Berlin. Nicht der notleidende Milchbauer profitiert in erster Linie von Finanzhilfen aus Brüssel, sondern Massentierbetriebe und Lebensmittelriesen. Sogar der Energiekonzern RWE, aber auch Brillen-Hersteller Fielmann und Sportwagenerbe Porsche schöpften hohe Summen aus den Fördertöpfen.
Zu den Massenbetrieben gehören der Fleischkonzern Tönnies, ehemalige DDR-Produktionsgenossenschaften und Lebensmittel-Multis wie der Molkereikonzern Campina und der Schokoladenhersteller Storck. Dass die Großen vorrangig profitieren, ist die wichtigste Erkenntnis aus der am Dienstag erstmals veröffentlichten Liste der deutschen EU-Subventionsempfänger in der Landwirtschaft.
Mit rund 34 Millionen Euro war die Südzucker AG aus Mannheim im vergangenen Jahr Spitzenreiter. Das Land Schleswig-Holstein kam mit zehn Millionen Euro auf Platz zwei. Drittgrößter Nutznießer von EU-Geldern war die „Centrale Marketinggesellschaft der deutschen Agrarwirtschaft in Bonn” mit rund sechs Millionen Euro. Mehr als eine halbe Million Euro flossen für die Rekultivierung der Braunkohle-Tagebaue im Vorjahr aus Brüsseler Agrartöpfen an die Tochterfirma RWE Power.
Bayern weigert sich hartnäckig
Nach langem juristischen Tauziehen hat die zuständige Bundesanstalt für Landwirtschaft und Ernährung (BLE) die Daten im Internet auf der Seite www.agrar-fischerei-zahlungen.de aufgeschlüsselt. Zu sehen ist, wie sich die Direktzahlungen an deutsche Empfänger in Höhe von rund 5,5 Milliarden Euro verteilen. Detailinfos fehlen allerdings.

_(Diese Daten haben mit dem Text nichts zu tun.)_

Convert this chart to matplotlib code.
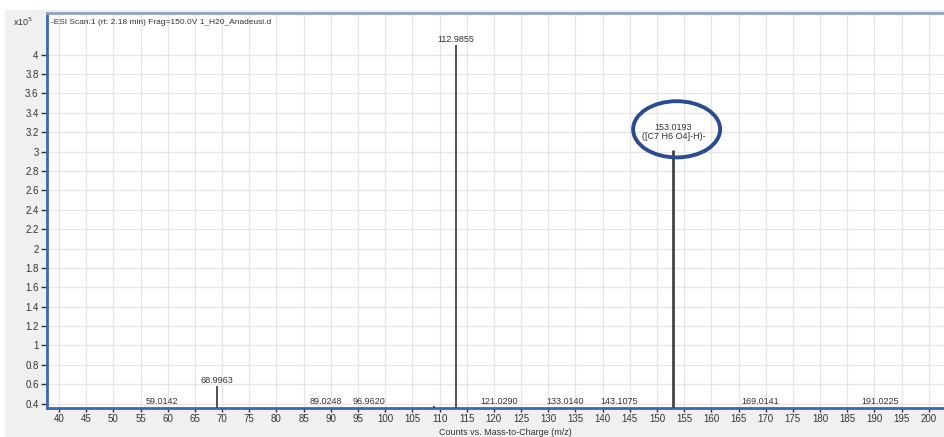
import numpy as np
import matplotlib
matplotlib.use("Agg")
import matplotlib.pyplot as plt
from matplotlib.patches import Ellipse, Rectangle

plt.rcParams['font.family'] = ['Liberation Sans', 'DejaVu Sans']

# spectrum peaks (m/z, counts x10^5)
mz = [59.0142, 68.9963, 89.0248, 96.9620, 109.05, 112.9855, 121.0290,
      133.0140, 143.1075, 153.0193, 169.0141, 191.0225]
counts = [0.36, 0.58, 0.36, 0.36, 0.38, 4.10, 0.36,
          0.36, 0.36, 3.02, 0.36, 0.36]
peak_labels = ["59.0142", "68.9963", "89.0248", "96.9620", None, "112.9855", "121.0290",
               "133.0140", "143.1075", "153.0193\n([C7 H6 O4]-H)-", "169.0141", "191.0225"]
highlight = "153.0193"

x_ticks = list(range(40, 205, 5))
y_ticks = [0.4, 0.6, 0.8, 1, 1.2, 1.4, 1.6, 1.8, 2, 2.2, 2.4, 2.6, 2.8,
           3, 3.2, 3.4, 3.6, 3.8, 4]

title = "-ESI Scan:1 (rt: 2.18 min) Frag=150.0V 1_H20_Anadeusi.d"
xlabel = "Counts vs. Mass-to-Charge (m/z)"

W, H = 944, 437
fig = plt.figure(figsize=(W / 100, H / 100), dpi=100, facecolor='white')
# grey panel behind the plot
fig.patches.append(Rectangle((5 / W, 0), 1, 1 - 10 / H, transform=fig.transFigure,
                             facecolor='#f0f0f0', edgecolor='none', zorder=-10))

ax = fig.add_axes([47 / W, (H - 408) / H, (W - 47) / W, (408 - 13) / H])
ax.set_facecolor('white')
ax.set_xlim(37.8, 202.8)
ax.set_ylim(0.355, 4.43)

ax.set_xticks(x_ticks)
ax.set_xticklabels([str(t) for t in x_ticks])
ax.set_yticks(y_ticks)
ax.set_yticklabels(["%g" % t for t in y_ticks])
ax.tick_params(axis='both', labelsize=7, colors='#333333', length=4, width=1, pad=2)
ax.tick_params(axis='x', length=3, pad=1)
ax.grid(True, color='#e6e6e6', linewidth=1)
ax.set_axisbelow(True)

for side in ['left', 'bottom']:
    ax.spines[side].set_color('#3f66b3')
    ax.spines[side].set_linewidth(2)
ax.spines['top'].set_color('#8ea2c9')
ax.spines['top'].set_linewidth(2)
ax.spines['right'].set_visible(False)

for m, c, lab in zip(mz, counts, peak_labels):
    is_hl = lab is not None and lab.startswith(highlight)
    lw = 2.0 if is_hl else 1.3
    ax.vlines(m, 0, c, color='#444444', linewidth=lw, zorder=3)
    if lab is None:
        continue
    off = 6 if is_hl else 1
    ax.annotate(lab, (m, c), xytext=(0, off), textcoords='offset points',
                ha='center', va='bottom', fontsize=6.5, color='#333333',
                linespacing=1.0, zorder=4)
    if is_hl:
        ax.add_patch(Ellipse((m + 0.6, c + 0.21), 16, 0.58, fill=False,
                             edgecolor='#2a4b8f', linewidth=2.8, zorder=5))

ax.text(0.004, 1 - 9 / 395, title, transform=ax.transAxes, ha='left', va='center',
        fontsize=6, color='#333333')
fig.text(13 / W, 1 - 22 / H, r'x10$^{5}$', ha='left', va='center', fontsize=6.5,
         color='#333333')
fig.text(505 / W, 0, xlabel, ha='center', va='bottom', fontsize=6.5, color='#333333')

fig.savefig('out.png', dpi=100, facecolor=fig.get_facecolor())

Allein Bayern weigert sich bislang hartnäckig, die Daten herauszugeben. Die Brüsseler EU-Kommission kündigte gestern ein Verfahren gegen den Freistaat an. „Die zieren sich und verschleppen das”, kritisierte der Agrar-Fachmann von Greenpeace, Martin Hofsteller, im Gespräch mit dieser Zeitung das Verhalten.
Hintergrund: Die EU gibt rund 40 Prozent ihres gesamten Haushalts für den Agrarsektor aus. Der größte Ausgabenposten sind mit über 30 Milliarden Euro die sogenannten Direktbeihilfen für rund sieben Millionen landwirtschaftliche Betriebe in der EU. Der Deutsche Bauernverband erkennt in der Offenlegung einen „schwerwiegenden Eingriff” in das Grundrecht auf Datenschutz, weil die Daten weltweit einsehbar seien.
Fielmann und Porsche sind auch dabei
Juristisch ist die Sache strittig. Das Verwaltungsgericht Wiesbaden untersagte dem Land Hessen im Frühjahr per Eilentscheid, die Daten zu veröffentlichen. Das entsprechende Gericht in NRW entschied gegen die Bauern, auch der baden-württembergische Verwaltungsgerichtshof sah keine Bedenken. Wie BLE-Mitarbeiter inoffiziell bestätigten, ist die Handhabung der Seite „für den Laien mehr als kompliziert”. Es empfiehlt sich, in der Suchmaske mit Sternchen zu arbeiten, also etwa den Namen Müller unter „*Müller*” zu recherchieren.
Wer sich dennoch auf die Suche nach Empfängern von Finanzhilfen aus EU-Kassen macht, stößt auf unerwartete „Treffer”. So gehört der Mitbegründer des Finanzdienstleisters MLP, Bernd Termühlen, der Ländereien an der Ostsee besitzt, mit 250 000 Euro ebenso zu den üppig Begünstigten wie der bekannte Brillen-Hersteller Günther Fielmann, der zuletzt knapp eine halbe Million Euro bekam. Wofür genau, das erschließt sich so wenig aus den Internet-Auskünften wie beim Sportwagenerben Wolfgang Porsche (2500 Euro), dem SPD-Ortsverein Rheinkamp in Moers (114,83 Euro) oder einem gewissen Albert von Thurn und Taxis, der im Jahr 2007 mit rund 10 000 Euro bedacht worden war.